On Monday, when I arrived for my radiation therapy, the machine was broken. They had two physicists working on it but the folks who came after me for later appointments were walking in and there we were. All of us were waiting to have some part of our body irradiated due to cancer.
My thoughts were more on the sitting aspects of the wait. It wasn’t like I had anywhere important to be but after the two hour trip from home that morning, my derriere was talking to me…no, not that way, but screaming in pain. As folks poured in, the grumbling was beginning. I couldn’t stand that so I sort of started a group therapy session. One funny old lady who had a pinwheel stuck on her wheelchair was working on a puzzle she tries to put together each day as she waits, only to have the cleaning lady take it apart each day. Another was a woman who spoke only Chinese, and a young man with a withered leg. Others, as I came to find out had cancer in various areas of their bodies. We all began to share our histories, how long we had been coming for therapy, etc.
I was so pleased with the camaraderie that began to grow. We didn’t fall into the trap of “poor me” or “I’m the sickest one of all.” I hate it when that happens. Does it matter since each of us feels what each of us feels?
The nurses who came out to apologize seemed surprised at the friendly atmosphere. I think they were afraid they would need a whip and a chair but instead, we were all laughing. I suggested we send out for a pizza and wondered if they’d let us eat it there. We didn’t have to but if our blood sugars fell any lower it would have been a consideration.
I forgot for a while about my rear and came to see the pain, the sorrow and the humor in the candid faces surrounding me. I believe each of us began to realize we were in the company of fellow cancer patients who also had many other problems, and that can help us…that identification with others helps us to know we aren’t alone. Pity parties can be lonely events and if you’ve noticed, they are usually attended only by one person.
I was sitting there with folks with melanoma of the bone, lung cancer, another one with breast cancer as well as an unknown sufferer who didn’t speak English. One of the caregivers had fibromyalgia and polymyalgia rheumatic. One had a previous drug problem, two were widowed and so the stories went on. Each one had a pet who gave them unqualified love and we shared, simply shared our lives. The time went by quickly.

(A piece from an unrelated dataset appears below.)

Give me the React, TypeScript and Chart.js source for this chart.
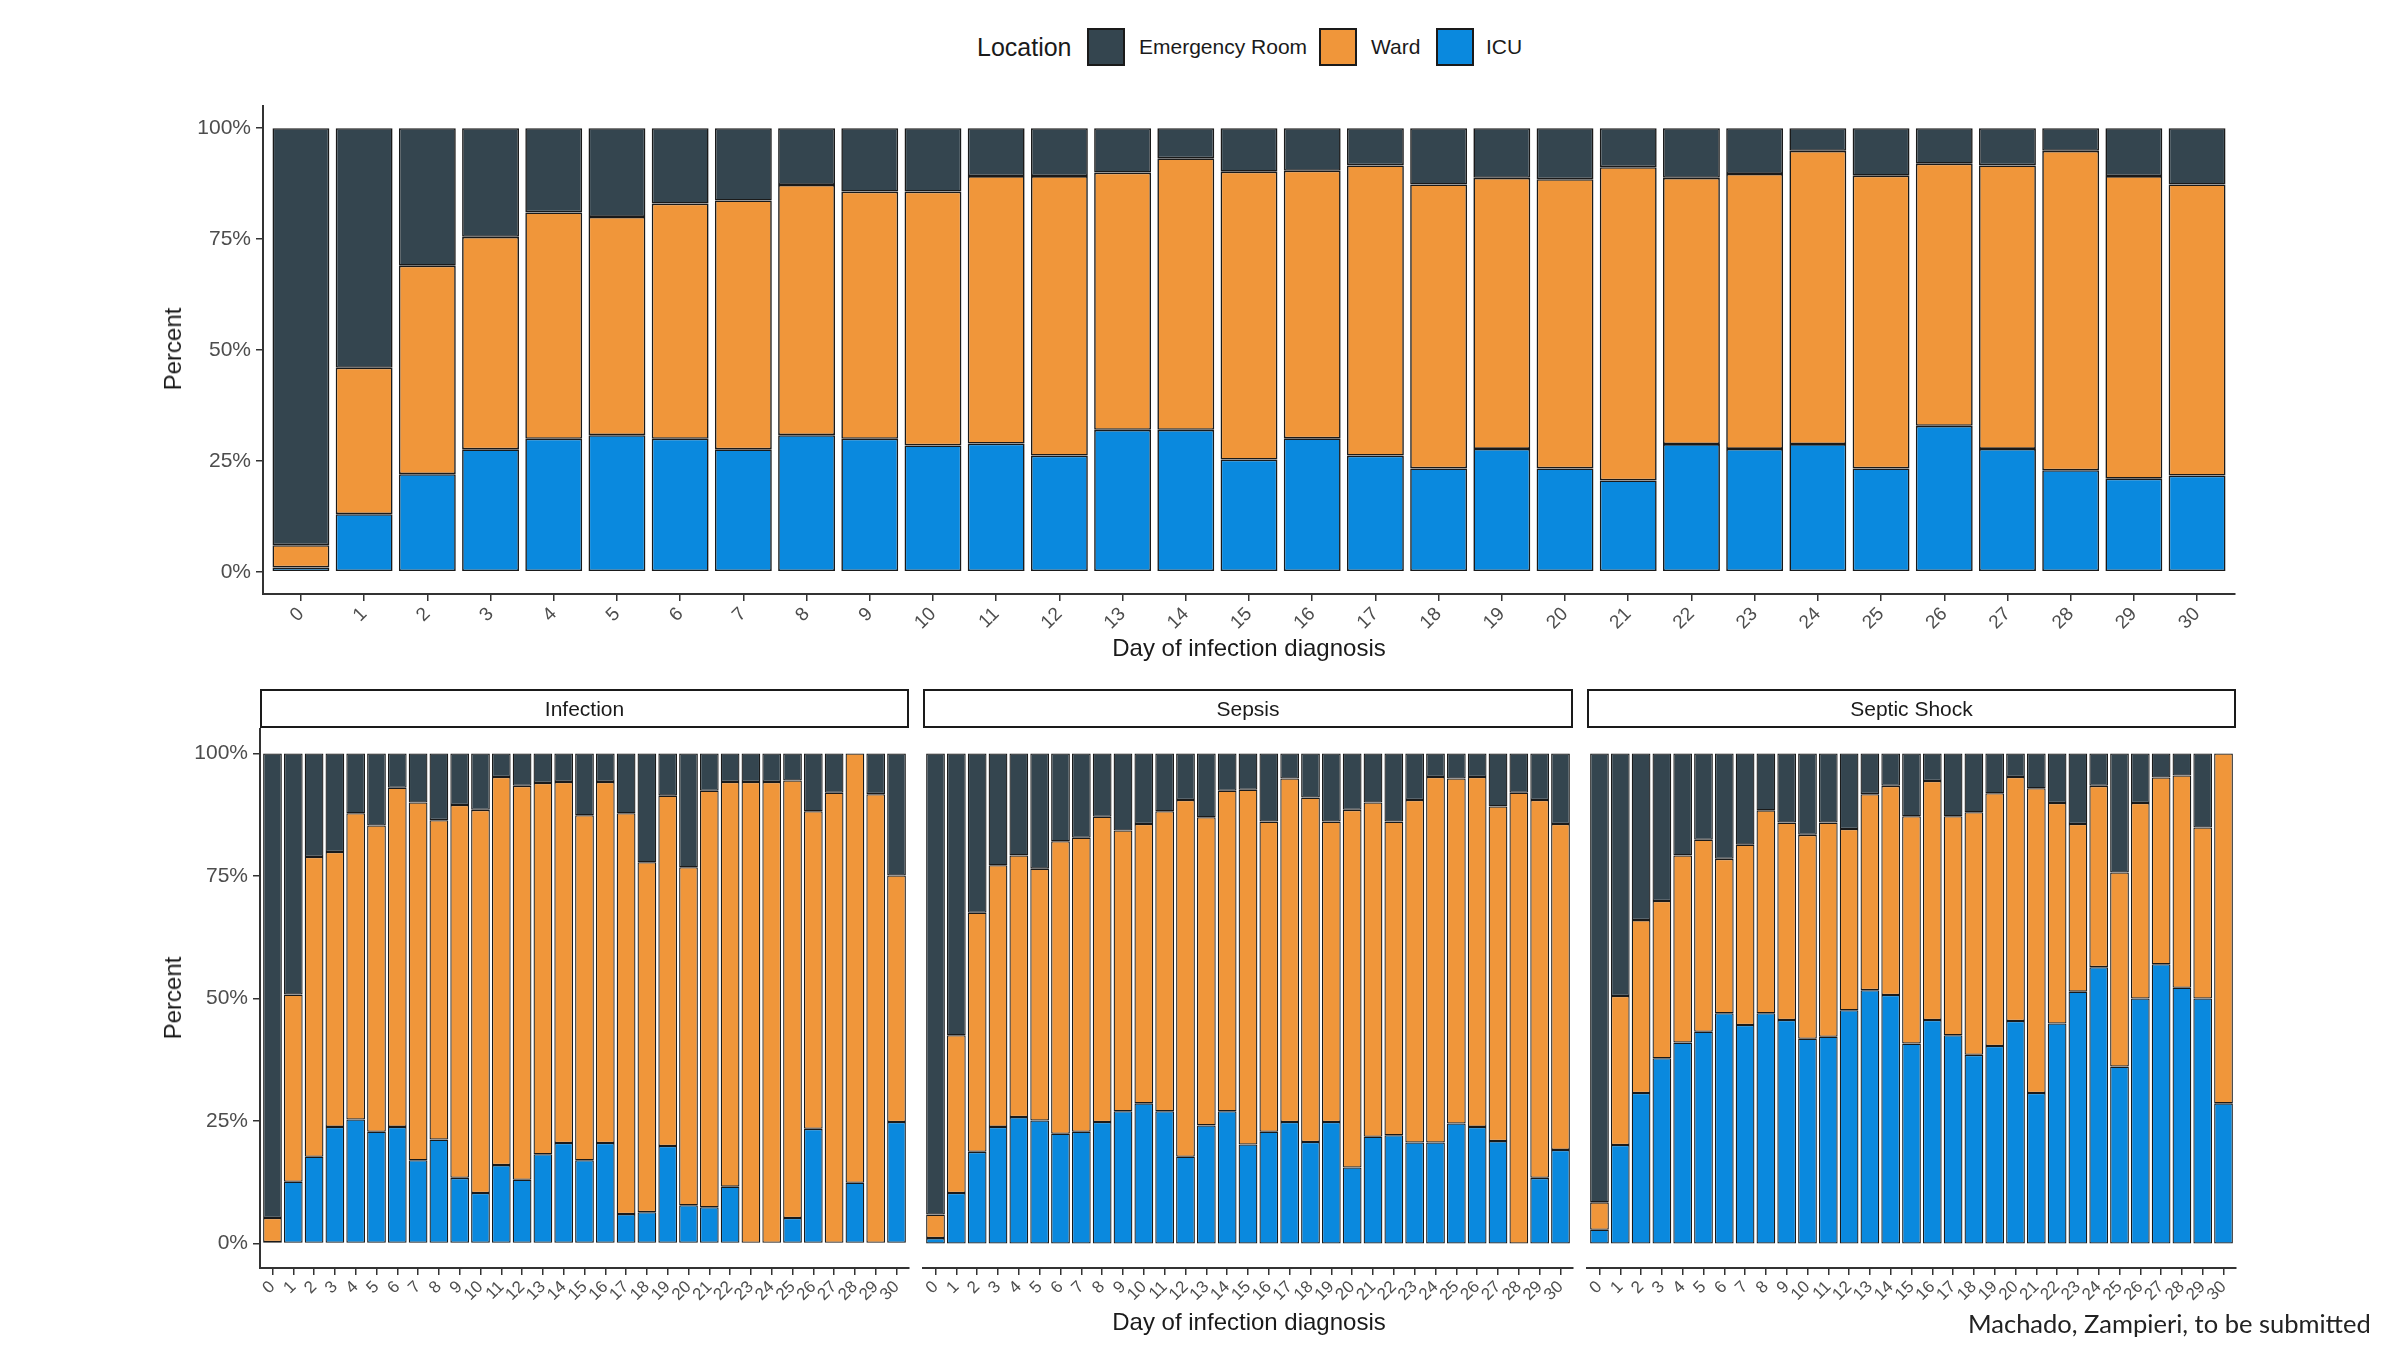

You all know me. I never met a stranger and can’t stand that polite stillness that’s in a room with hospital gowned individuals who are pretending to read magazines to keep from looking at the other poor victims. We are human beings who have much in common, regardless of our age, sex or state of health. I have learned writing this blog over the last nine years, when we are in reduced circumstance through a weakened health condition, we need the compassion and sharing that cries out from our suffering. It’s up to us whether or not that cry is answered by others or if we wish to commiserate alone.
There will always be the “I’m sicker than you are” types. There will always be the “I only want to talk about me, not you” folks, and unfortunately there will always be the gloom riddled individuals who have no idea they share their humanity with a whole world full of wonderful other people because they’ll never get beyond their own noses.
One of my favorite writers, besides C.S. Lewis is Glenn Clark so please let me quote a favorite passage written by him. “Whenever we meet another individual who shares the Idea, our hearts rush out to meet him…If my kinsman has trod his path more firmly than I, and followed it more firmly to our common goal, then I hope he will reprimand me with all the severity he knows because I have lagged behind. The lack is not in the Idea to which my days are pledged but to my own faltering footsteps. Looking back, I wish I could reclimb those stretches where I have faltered. When comes the day that we know even as also we are known, I am sure that our greatest embarrassment will lie in our faltering; we will be chagrined that we asked too little, claimed half-heartedly, paced out preemption with too short a stride. We will stand amazed before our niggardly acceptance of God’s great grace and laugh aloud at our lack of credulity.”
You see, my dear friends, we are joined by our one great Idea of hope in face of adversity, belief in the face of pain and knowledge we can survive…with help.
Believing in the future is difficult at times when all of life is dark due to pain and suffering but a future we will certainly have and it can be more than we dare to hope. Don’t let your illness or injury rob you of your life. Fight for it. I have found it so difficult to achieve alignment within my soul, my body and my personal and social life; when all works together it is wonderful but it can be difficult. Physically it can require physical therapy, stretches and exercise. In my personal and social life it requires my not shutting out others and acceptance they also have pain and sorrow at times in their lives and not to undervalue it. In my soul, that is private growth from the sources I choose and prefer the sources of light, hope and valor. Let us all expect more than we currently have, okay?
Look up, not down. Expect more, not less. Achieve all you can for the state you are currently in. No regrets for that wish you cannot control and attempt to control what you can. We’re united by this fight, just as those folks sitting around in the cancer waiting room.